§ BRIEF
Copy all lines below exactly as written. Leave pictures out.

§ DATA
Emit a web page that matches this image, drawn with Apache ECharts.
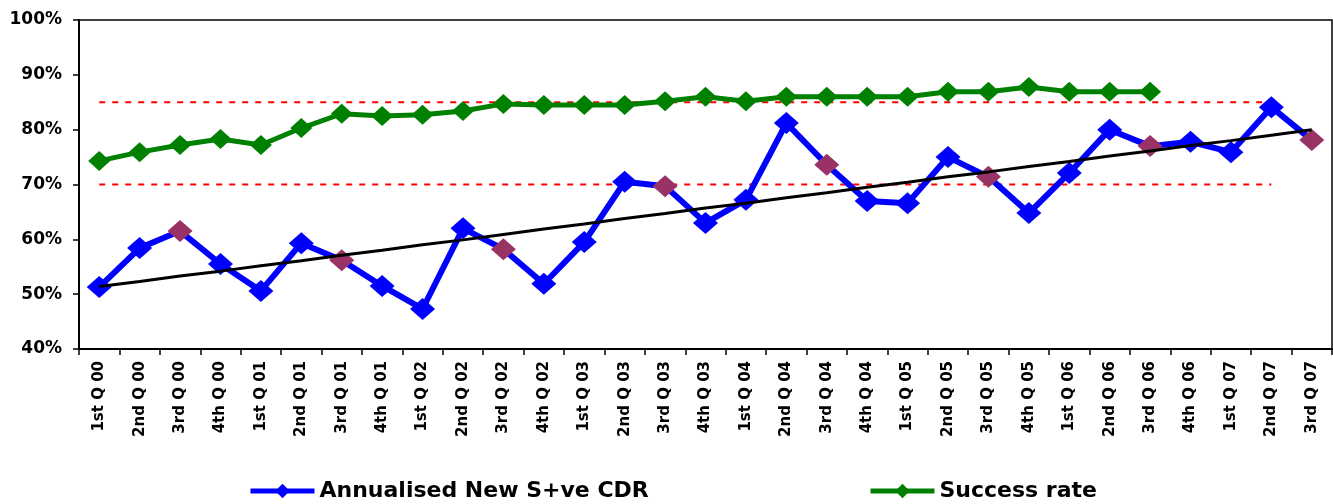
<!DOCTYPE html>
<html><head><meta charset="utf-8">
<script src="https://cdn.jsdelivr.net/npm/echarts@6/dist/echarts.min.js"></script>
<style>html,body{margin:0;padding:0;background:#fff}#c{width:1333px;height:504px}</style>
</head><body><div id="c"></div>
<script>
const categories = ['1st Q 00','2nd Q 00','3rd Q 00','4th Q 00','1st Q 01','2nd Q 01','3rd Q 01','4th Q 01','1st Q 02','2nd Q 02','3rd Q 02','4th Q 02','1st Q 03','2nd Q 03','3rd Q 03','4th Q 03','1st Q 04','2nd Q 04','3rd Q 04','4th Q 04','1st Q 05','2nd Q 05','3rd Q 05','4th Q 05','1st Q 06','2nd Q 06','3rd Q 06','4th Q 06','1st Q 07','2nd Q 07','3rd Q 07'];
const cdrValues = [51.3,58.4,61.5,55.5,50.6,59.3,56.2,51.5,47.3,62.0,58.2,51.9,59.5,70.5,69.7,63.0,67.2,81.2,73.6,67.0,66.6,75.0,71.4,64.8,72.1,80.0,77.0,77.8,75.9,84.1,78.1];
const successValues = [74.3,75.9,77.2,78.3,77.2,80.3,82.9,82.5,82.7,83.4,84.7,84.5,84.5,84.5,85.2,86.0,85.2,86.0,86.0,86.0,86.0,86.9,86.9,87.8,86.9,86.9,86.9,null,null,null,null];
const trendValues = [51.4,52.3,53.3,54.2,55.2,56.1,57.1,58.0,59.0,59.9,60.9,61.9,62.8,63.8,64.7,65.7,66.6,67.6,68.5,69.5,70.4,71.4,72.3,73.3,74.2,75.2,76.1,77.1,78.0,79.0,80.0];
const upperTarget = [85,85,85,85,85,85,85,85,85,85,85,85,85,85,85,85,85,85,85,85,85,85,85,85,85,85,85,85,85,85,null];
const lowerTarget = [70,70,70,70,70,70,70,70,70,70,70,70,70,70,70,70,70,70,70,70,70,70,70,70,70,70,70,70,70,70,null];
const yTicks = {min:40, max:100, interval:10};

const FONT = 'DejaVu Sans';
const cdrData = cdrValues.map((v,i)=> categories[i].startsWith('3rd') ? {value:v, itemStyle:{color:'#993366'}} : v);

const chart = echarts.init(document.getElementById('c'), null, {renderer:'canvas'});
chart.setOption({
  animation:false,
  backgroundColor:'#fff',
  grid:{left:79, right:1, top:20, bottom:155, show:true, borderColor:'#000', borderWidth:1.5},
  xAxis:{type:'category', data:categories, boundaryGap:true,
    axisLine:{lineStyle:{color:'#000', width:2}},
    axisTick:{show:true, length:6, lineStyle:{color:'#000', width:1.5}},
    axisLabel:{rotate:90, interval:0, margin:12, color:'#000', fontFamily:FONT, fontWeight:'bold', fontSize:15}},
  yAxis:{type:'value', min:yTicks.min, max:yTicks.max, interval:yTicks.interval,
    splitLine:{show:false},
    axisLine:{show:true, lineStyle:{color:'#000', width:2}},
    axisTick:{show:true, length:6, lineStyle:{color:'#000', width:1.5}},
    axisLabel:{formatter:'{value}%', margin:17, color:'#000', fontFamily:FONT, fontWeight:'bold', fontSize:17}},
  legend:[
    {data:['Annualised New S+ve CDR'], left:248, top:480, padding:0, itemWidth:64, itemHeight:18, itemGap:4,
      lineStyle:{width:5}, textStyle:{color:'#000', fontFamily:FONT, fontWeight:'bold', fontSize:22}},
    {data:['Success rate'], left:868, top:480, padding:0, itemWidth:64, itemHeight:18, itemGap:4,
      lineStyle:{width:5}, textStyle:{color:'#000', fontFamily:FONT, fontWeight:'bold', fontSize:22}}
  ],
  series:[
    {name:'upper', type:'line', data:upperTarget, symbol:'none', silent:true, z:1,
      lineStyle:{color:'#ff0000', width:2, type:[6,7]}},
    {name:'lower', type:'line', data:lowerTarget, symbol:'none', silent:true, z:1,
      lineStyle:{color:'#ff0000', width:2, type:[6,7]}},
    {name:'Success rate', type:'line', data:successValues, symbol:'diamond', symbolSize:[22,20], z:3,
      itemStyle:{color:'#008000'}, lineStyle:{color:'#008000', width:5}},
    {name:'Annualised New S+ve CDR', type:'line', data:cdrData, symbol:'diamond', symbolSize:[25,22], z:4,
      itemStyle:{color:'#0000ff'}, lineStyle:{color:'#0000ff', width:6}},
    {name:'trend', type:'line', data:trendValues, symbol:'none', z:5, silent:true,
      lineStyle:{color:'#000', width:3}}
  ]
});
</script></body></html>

§ THE RESPONSE
Emit a web page that matches this image, drawn with Apache ECharts.
<!DOCTYPE html>
<html><head><meta charset="utf-8">
<script src="https://cdn.jsdelivr.net/npm/echarts@6/dist/echarts.min.js"></script>
<style>html,body{margin:0;padding:0;background:#fff}#c{width:1333px;height:504px}</style>
</head><body><div id="c"></div>
<script>
const categories = ['1st Q 00','2nd Q 00','3rd Q 00','4th Q 00','1st Q 01','2nd Q 01','3rd Q 01','4th Q 01','1st Q 02','2nd Q 02','3rd Q 02','4th Q 02','1st Q 03','2nd Q 03','3rd Q 03','4th Q 03','1st Q 04','2nd Q 04','3rd Q 04','4th Q 04','1st Q 05','2nd Q 05','3rd Q 05','4th Q 05','1st Q 06','2nd Q 06','3rd Q 06','4th Q 06','1st Q 07','2nd Q 07','3rd Q 07'];
const cdrValues = [51.3,58.4,61.5,55.5,50.6,59.3,56.2,51.5,47.3,62.0,58.2,51.9,59.5,70.5,69.7,63.0,67.2,81.2,73.6,67.0,66.6,75.0,71.4,64.8,72.1,80.0,77.0,77.8,75.9,84.1,78.1];
const successValues = [74.3,75.9,77.2,78.3,77.2,80.3,82.9,82.5,82.7,83.4,84.7,84.5,84.5,84.5,85.2,86.0,85.2,86.0,86.0,86.0,86.0,86.9,86.9,87.8,86.9,86.9,86.9,null,null,null,null];
const trendValues = [51.4,52.3,53.3,54.2,55.2,56.1,57.1,58.0,59.0,59.9,60.9,61.9,62.8,63.8,64.7,65.7,66.6,67.6,68.5,69.5,70.4,71.4,72.3,73.3,74.2,75.2,76.1,77.1,78.0,79.0,80.0];
const upperTarget = [85,85,85,85,85,85,85,85,85,85,85,85,85,85,85,85,85,85,85,85,85,85,85,85,85,85,85,85,85,85,null];
const lowerTarget = [70,70,70,70,70,70,70,70,70,70,70,70,70,70,70,70,70,70,70,70,70,70,70,70,70,70,70,70,70,70,null];
const yTicks = {min:40, max:100, interval:10};

const FONT = 'DejaVu Sans';
const cdrData = cdrValues.map((v,i)=> categories[i].startsWith('3rd') ? {value:v, itemStyle:{color:'#993366'}} : v);

const chart = echarts.init(document.getElementById('c'), null, {renderer:'canvas'});
chart.setOption({
  animation:false,
  backgroundColor:'#fff',
  grid:{left:79, right:1, top:20, bottom:155, show:true, borderColor:'#000', borderWidth:1.5},
  xAxis:{type:'category', data:categories, boundaryGap:true,
    axisLine:{lineStyle:{color:'#000', width:2}},
    axisTick:{show:true, length:6, lineStyle:{color:'#000', width:1.5}},
    axisLabel:{rotate:90, interval:0, margin:12, color:'#000', fontFamily:FONT, fontWeight:'bold', fontSize:15}},
  yAxis:{type:'value', min:yTicks.min, max:yTicks.max, interval:yTicks.interval,
    splitLine:{show:false},
    axisLine:{show:true, lineStyle:{color:'#000', width:2}},
    axisTick:{show:true, length:6, lineStyle:{color:'#000', width:1.5}},
    axisLabel:{formatter:'{value}%', margin:17, color:'#000', fontFamily:FONT, fontWeight:'bold', fontSize:17}},
  legend:[
    {data:['Annualised New S+ve CDR'], left:248, top:480, padding:0, itemWidth:64, itemHeight:18, itemGap:4,
      lineStyle:{width:5}, textStyle:{color:'#000', fontFamily:FONT, fontWeight:'bold', fontSize:22}},
    {data:['Success rate'], left:868, top:480, padding:0, itemWidth:64, itemHeight:18, itemGap:4,
      lineStyle:{width:5}, textStyle:{color:'#000', fontFamily:FONT, fontWeight:'bold', fontSize:22}}
  ],
  series:[
    {name:'upper', type:'line', data:upperTarget, symbol:'none', silent:true, z:1,
      lineStyle:{color:'#ff0000', width:2, type:[6,7]}},
    {name:'lower', type:'line', data:lowerTarget, symbol:'none', silent:true, z:1,
      lineStyle:{color:'#ff0000', width:2, type:[6,7]}},
    {name:'Success rate', type:'line', data:successValues, symbol:'diamond', symbolSize:[22,20], z:3,
      itemStyle:{color:'#008000'}, lineStyle:{color:'#008000', width:5}},
    {name:'Annualised New S+ve CDR', type:'line', data:cdrData, symbol:'diamond', symbolSize:[25,22], z:4,
      itemStyle:{color:'#0000ff'}, lineStyle:{color:'#0000ff', width:6}},
    {name:'trend', type:'line', data:trendValues, symbol:'none', z:5, silent:true,
      lineStyle:{color:'#000', width:3}}
  ]
});
</script></body></html>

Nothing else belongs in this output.